Morgan Stanley | The steel companies have historically done badly in recessions. Currently, with the risks of recession on the rise, margins at spot price continue to weaken and we have seen an important derating. It is likely that delays in prices support Q2 profits, but we see a significant slowdown from the next quarter. We still prefer carbon steel to stainless steel.

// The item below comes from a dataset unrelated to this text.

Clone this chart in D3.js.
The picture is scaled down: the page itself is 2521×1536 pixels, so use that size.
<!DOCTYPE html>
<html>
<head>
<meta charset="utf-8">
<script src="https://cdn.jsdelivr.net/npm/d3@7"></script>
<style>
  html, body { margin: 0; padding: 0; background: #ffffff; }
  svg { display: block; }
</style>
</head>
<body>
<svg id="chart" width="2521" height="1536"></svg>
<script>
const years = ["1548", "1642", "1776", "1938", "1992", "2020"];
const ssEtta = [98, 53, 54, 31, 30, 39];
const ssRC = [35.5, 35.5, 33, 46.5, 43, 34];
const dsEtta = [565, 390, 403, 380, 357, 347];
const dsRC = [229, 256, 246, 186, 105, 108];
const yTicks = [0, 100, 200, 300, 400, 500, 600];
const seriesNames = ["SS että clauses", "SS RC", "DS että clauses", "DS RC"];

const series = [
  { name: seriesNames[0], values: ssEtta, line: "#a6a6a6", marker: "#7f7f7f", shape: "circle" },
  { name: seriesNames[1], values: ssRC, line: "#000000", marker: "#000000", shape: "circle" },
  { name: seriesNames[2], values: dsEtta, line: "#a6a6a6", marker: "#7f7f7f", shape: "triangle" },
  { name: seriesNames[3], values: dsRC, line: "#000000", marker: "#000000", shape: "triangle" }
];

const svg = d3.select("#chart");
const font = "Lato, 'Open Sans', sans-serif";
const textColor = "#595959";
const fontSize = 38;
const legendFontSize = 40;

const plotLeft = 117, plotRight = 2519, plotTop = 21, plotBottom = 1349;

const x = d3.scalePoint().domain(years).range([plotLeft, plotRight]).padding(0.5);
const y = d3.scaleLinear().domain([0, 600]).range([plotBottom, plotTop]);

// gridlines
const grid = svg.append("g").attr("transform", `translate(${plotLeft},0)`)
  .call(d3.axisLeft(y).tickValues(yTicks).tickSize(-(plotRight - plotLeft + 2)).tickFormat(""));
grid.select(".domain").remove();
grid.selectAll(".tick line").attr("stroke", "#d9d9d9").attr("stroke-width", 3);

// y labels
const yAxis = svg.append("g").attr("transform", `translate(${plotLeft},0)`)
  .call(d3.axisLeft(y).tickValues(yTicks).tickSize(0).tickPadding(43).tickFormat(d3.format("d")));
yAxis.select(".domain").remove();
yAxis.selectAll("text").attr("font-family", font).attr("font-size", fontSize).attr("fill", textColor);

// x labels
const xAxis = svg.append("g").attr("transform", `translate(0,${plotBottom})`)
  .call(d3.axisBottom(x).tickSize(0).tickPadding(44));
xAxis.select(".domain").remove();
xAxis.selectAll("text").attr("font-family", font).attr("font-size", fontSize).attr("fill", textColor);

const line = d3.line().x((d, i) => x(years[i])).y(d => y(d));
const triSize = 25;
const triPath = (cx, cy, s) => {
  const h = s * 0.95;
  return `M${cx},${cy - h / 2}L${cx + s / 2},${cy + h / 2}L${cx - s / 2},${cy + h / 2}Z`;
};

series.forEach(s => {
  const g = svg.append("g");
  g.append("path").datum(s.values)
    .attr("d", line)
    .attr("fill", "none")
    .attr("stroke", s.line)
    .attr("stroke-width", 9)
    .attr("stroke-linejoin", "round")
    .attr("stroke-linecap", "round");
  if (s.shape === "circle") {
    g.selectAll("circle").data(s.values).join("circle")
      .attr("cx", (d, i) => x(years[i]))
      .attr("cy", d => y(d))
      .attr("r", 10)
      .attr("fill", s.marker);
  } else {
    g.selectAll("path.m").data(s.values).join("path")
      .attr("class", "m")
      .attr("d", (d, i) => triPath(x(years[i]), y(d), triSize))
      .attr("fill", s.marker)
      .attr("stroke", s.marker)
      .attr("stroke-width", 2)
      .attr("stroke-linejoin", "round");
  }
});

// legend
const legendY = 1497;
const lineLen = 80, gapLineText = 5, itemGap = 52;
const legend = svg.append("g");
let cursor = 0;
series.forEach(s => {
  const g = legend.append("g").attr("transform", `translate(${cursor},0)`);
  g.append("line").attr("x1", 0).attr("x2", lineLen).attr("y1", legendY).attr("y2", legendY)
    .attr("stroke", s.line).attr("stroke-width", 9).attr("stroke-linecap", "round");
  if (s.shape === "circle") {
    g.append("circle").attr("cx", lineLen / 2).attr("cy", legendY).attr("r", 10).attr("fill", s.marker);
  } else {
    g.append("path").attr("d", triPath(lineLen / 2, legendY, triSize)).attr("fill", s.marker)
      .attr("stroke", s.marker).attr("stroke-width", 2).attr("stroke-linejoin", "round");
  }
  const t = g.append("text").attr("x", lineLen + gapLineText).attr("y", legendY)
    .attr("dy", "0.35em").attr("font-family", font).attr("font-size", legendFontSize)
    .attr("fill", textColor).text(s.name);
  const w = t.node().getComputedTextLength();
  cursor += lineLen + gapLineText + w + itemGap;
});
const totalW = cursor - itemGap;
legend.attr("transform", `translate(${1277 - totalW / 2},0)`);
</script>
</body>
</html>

ArcelorMittal (OW): we expect the company to generate EBITDA of $5.1 bn, slightly below consensus estimates. It will be driven by good margins in Brazil and Europe, offsetting the production disruptions at the division ACIS. We estimate it will generate FCF of $1.4 bn and, therefore, maintain its current programmes for shareholder distribution, as well as announce a $1bn buyback. Looking ahead to the results’ conference, we are focusing on the commentaries regarding the dynamic of prices/costs in Q3, as well as expectations for the release of working capital during the rest of the year. Also on the update with respect to cash requirements ($8.4 bn: 4.5 bn in CAPEX, 2.2 bn in interests, 3 bn in taxes and 0.7 bn in other financial expenses).

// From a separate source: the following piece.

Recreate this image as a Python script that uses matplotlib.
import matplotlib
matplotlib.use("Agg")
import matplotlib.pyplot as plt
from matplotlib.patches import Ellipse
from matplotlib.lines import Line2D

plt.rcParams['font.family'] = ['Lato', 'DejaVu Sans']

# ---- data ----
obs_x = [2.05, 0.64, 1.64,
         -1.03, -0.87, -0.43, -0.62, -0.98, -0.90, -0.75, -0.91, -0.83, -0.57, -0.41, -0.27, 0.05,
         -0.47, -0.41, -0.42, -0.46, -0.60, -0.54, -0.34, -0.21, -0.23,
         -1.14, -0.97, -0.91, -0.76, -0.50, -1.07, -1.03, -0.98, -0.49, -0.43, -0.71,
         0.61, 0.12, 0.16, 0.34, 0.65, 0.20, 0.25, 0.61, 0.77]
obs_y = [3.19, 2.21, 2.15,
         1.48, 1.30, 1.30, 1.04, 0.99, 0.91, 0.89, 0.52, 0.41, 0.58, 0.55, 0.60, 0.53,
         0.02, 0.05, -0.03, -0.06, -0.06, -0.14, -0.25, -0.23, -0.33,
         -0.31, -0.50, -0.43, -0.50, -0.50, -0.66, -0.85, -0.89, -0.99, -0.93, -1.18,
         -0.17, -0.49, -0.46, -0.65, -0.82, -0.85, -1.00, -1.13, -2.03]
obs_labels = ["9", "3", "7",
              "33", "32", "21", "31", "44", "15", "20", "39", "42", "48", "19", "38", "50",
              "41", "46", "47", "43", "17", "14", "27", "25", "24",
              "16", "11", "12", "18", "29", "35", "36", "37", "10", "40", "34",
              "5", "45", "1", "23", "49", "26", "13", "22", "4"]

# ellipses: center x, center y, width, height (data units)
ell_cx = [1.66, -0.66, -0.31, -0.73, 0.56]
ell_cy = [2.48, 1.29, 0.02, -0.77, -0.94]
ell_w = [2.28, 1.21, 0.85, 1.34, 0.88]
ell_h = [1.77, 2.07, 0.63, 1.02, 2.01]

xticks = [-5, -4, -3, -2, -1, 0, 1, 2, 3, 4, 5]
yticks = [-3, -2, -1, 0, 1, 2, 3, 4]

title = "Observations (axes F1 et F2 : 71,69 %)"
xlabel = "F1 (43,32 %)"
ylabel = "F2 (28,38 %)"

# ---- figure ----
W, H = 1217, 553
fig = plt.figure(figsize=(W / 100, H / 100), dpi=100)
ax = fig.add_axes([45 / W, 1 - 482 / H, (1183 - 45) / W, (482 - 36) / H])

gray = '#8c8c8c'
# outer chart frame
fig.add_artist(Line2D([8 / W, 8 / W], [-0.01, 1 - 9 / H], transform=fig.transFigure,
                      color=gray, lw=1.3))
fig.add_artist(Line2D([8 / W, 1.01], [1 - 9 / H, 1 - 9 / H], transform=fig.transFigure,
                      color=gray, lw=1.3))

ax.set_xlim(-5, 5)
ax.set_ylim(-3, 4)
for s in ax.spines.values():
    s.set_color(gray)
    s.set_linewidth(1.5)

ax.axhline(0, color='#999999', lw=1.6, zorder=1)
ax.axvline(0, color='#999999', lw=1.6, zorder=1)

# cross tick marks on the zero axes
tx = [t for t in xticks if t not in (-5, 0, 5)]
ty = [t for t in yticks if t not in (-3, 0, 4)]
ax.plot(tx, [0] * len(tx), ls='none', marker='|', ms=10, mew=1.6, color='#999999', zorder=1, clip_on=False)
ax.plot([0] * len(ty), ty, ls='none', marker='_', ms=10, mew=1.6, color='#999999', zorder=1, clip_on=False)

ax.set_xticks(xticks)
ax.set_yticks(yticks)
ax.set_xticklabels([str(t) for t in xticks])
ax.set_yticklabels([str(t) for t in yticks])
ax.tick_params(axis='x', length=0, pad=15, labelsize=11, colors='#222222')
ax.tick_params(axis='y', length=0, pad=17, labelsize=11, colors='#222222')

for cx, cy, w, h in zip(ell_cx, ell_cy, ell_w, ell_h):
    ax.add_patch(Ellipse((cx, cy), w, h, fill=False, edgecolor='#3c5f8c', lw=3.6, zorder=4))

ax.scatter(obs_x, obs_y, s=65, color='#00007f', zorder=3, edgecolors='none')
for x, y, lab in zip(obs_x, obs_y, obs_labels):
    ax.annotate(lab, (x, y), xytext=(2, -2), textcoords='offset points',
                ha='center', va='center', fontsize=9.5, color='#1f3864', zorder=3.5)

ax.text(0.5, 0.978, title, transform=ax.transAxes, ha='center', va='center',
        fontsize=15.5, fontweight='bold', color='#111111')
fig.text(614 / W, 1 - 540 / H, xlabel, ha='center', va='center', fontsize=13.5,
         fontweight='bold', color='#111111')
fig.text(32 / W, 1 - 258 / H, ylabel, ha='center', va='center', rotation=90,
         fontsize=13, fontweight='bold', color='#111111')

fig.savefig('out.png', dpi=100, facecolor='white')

Acerinox (EW): We expect a hike in profits with an EBITDA of €464 mn, a rise of 10% Q-on-Q (vs €442 mn consensus). This increase is driven by the improvement in the power of prices and the revaluation of the inventory. With regard to Net Debt, we estimate a reduction to €617 mn (vs €705 mn in Q1), thanks to the rise in profits. Ahead of the results’ conference, we expect the management team to: (1) update its expectations for EBITDA Q3’22 ((€348 mn MSe; €290 mn consensus); (2) comment on the development in energy costs and the impact of gas prices; (3) comment on the consolidation negotiations; (4) comment on its expectations with respect to shareholder distribution; and (5) comment on its outlook for demand in the different industries.